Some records
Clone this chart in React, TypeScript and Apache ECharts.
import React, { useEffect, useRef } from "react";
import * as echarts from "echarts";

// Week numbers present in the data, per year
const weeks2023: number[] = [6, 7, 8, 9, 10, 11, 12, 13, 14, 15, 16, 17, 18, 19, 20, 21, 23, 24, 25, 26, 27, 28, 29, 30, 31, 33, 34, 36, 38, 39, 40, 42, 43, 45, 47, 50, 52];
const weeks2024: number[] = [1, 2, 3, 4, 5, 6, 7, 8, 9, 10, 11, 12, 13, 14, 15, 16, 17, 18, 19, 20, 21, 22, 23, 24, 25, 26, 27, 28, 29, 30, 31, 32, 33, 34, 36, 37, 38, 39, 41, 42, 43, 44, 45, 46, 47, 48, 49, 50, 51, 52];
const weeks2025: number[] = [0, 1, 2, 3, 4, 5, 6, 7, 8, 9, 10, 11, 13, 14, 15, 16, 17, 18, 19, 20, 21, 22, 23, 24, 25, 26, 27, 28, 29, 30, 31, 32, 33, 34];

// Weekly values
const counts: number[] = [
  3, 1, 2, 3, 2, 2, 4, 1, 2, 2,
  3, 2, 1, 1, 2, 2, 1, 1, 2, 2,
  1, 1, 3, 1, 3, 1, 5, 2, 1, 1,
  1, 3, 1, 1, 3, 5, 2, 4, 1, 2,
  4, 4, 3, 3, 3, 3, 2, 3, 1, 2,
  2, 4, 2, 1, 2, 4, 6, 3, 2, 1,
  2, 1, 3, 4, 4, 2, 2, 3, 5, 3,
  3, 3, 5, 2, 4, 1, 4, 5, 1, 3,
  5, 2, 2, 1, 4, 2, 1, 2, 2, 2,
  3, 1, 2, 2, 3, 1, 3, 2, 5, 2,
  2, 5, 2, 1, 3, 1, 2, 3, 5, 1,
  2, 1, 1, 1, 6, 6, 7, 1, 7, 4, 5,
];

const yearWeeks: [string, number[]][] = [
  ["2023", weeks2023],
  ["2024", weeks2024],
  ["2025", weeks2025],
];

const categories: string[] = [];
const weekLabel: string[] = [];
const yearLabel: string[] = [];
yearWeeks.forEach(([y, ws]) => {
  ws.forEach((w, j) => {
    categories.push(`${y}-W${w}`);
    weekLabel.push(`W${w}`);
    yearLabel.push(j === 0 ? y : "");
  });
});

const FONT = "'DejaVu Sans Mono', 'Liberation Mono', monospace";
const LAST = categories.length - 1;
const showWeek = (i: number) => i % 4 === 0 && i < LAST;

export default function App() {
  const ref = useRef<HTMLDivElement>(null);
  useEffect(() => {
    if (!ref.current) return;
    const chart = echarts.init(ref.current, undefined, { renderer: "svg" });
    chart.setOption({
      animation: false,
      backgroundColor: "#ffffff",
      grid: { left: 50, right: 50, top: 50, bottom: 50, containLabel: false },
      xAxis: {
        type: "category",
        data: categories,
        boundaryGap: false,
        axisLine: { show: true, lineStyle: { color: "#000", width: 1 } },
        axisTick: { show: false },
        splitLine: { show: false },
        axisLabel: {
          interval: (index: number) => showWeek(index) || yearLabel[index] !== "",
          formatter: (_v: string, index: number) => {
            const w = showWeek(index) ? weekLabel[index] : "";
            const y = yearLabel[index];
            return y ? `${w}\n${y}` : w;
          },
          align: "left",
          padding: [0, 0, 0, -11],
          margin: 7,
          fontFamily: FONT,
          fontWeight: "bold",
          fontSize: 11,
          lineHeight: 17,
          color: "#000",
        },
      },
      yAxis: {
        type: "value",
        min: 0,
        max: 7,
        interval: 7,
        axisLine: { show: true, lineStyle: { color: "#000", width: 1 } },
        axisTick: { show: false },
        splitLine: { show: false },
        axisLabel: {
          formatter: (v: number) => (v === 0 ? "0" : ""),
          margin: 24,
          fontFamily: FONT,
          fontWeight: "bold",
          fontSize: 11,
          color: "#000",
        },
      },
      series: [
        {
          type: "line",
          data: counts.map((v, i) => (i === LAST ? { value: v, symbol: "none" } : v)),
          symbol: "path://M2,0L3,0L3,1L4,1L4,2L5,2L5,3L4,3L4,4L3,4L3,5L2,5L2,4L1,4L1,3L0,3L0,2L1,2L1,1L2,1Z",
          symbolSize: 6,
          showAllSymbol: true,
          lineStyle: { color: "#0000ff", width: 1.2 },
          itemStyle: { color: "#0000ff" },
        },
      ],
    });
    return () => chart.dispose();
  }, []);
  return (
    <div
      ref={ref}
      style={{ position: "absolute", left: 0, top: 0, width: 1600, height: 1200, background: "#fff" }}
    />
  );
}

* * *

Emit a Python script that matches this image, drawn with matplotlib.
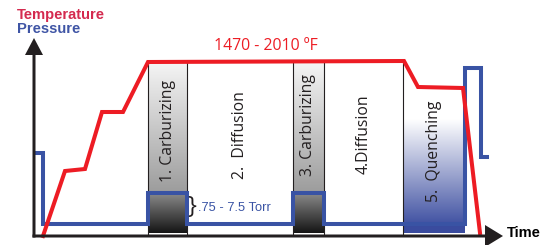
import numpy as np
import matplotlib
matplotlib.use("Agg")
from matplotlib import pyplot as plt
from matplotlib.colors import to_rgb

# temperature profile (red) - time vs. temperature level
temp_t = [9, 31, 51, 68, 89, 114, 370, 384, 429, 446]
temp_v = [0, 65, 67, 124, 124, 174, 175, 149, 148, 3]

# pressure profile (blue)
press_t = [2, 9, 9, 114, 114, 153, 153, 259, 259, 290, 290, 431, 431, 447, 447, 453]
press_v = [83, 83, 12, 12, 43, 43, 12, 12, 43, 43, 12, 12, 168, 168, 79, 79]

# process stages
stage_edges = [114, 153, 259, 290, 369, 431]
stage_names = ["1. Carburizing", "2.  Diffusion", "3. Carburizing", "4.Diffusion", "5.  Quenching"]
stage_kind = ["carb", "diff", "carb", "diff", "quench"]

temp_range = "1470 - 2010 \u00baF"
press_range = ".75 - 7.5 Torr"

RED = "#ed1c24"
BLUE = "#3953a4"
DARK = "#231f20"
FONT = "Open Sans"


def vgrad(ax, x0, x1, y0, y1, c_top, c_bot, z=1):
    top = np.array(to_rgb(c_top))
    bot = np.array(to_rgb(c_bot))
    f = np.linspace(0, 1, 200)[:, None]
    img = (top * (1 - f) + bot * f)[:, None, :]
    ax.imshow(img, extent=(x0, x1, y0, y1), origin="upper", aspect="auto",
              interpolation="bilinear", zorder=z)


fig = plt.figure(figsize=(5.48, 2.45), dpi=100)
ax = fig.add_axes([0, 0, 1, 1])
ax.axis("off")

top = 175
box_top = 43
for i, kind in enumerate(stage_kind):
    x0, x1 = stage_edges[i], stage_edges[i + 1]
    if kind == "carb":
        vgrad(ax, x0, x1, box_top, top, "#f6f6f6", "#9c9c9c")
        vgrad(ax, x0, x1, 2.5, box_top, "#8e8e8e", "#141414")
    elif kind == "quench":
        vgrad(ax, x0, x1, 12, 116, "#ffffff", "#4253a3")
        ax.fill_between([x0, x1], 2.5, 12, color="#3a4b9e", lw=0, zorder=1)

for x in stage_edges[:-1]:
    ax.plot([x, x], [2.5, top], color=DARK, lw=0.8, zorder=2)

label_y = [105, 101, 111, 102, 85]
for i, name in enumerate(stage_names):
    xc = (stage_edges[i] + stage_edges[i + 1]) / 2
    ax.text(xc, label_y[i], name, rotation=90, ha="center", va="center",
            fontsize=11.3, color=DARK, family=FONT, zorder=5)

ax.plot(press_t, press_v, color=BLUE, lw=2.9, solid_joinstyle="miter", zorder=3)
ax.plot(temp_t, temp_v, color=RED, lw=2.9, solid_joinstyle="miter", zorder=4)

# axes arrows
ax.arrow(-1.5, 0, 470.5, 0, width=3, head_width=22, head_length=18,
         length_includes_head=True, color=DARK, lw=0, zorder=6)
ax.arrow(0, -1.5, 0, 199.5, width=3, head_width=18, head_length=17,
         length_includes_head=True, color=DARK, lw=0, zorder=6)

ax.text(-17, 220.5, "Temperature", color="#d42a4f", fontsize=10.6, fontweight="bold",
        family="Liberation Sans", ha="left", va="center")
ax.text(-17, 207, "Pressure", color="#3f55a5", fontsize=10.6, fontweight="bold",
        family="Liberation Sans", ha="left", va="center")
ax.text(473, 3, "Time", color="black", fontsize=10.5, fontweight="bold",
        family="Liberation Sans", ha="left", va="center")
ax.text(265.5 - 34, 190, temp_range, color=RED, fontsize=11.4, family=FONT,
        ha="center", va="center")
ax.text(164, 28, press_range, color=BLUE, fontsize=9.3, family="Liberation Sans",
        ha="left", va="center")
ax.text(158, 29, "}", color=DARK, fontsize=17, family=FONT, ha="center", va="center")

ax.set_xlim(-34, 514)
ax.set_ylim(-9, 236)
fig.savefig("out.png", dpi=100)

EXERCISE DIRECTIONS:
Look above for the line that contains "Clone this chart". Starting there, transcribe every line exactly until you have copied the line that contains "const weeks2025: number[]".

RESPONSE TO THIS EXERCISE:
Clone this chart in React, TypeScript and Apache ECharts.
import React, { useEffect, useRef } from "react";
import * as echarts from "echarts";

// Week numbers present in the data, per year
const weeks2023: number[] = [6, 7, 8, 9, 10, 11, 12, 13, 14, 15, 16, 17, 18, 19, 20, 21, 23, 24, 25, 26, 27, 28, 29, 30, 31, 33, 34, 36, 38, 39, 40, 42, 43, 45, 47, 50, 52];
const weeks2024: number[] = [1, 2, 3, 4, 5, 6, 7, 8, 9, 10, 11, 12, 13, 14, 15, 16, 17, 18, 19, 20, 21, 22, 23, 24, 25, 26, 27, 28, 29, 30, 31, 32, 33, 34, 36, 37, 38, 39, 41, 42, 43, 44, 45, 46, 47, 48, 49, 50, 51, 52];
const weeks2025: number[] = [0, 1, 2, 3, 4, 5, 6, 7, 8, 9, 10, 11, 13, 14, 15, 16, 17, 18, 19, 20, 21, 22, 23, 24, 25, 26, 27, 28, 29, 30, 31, 32, 33, 34];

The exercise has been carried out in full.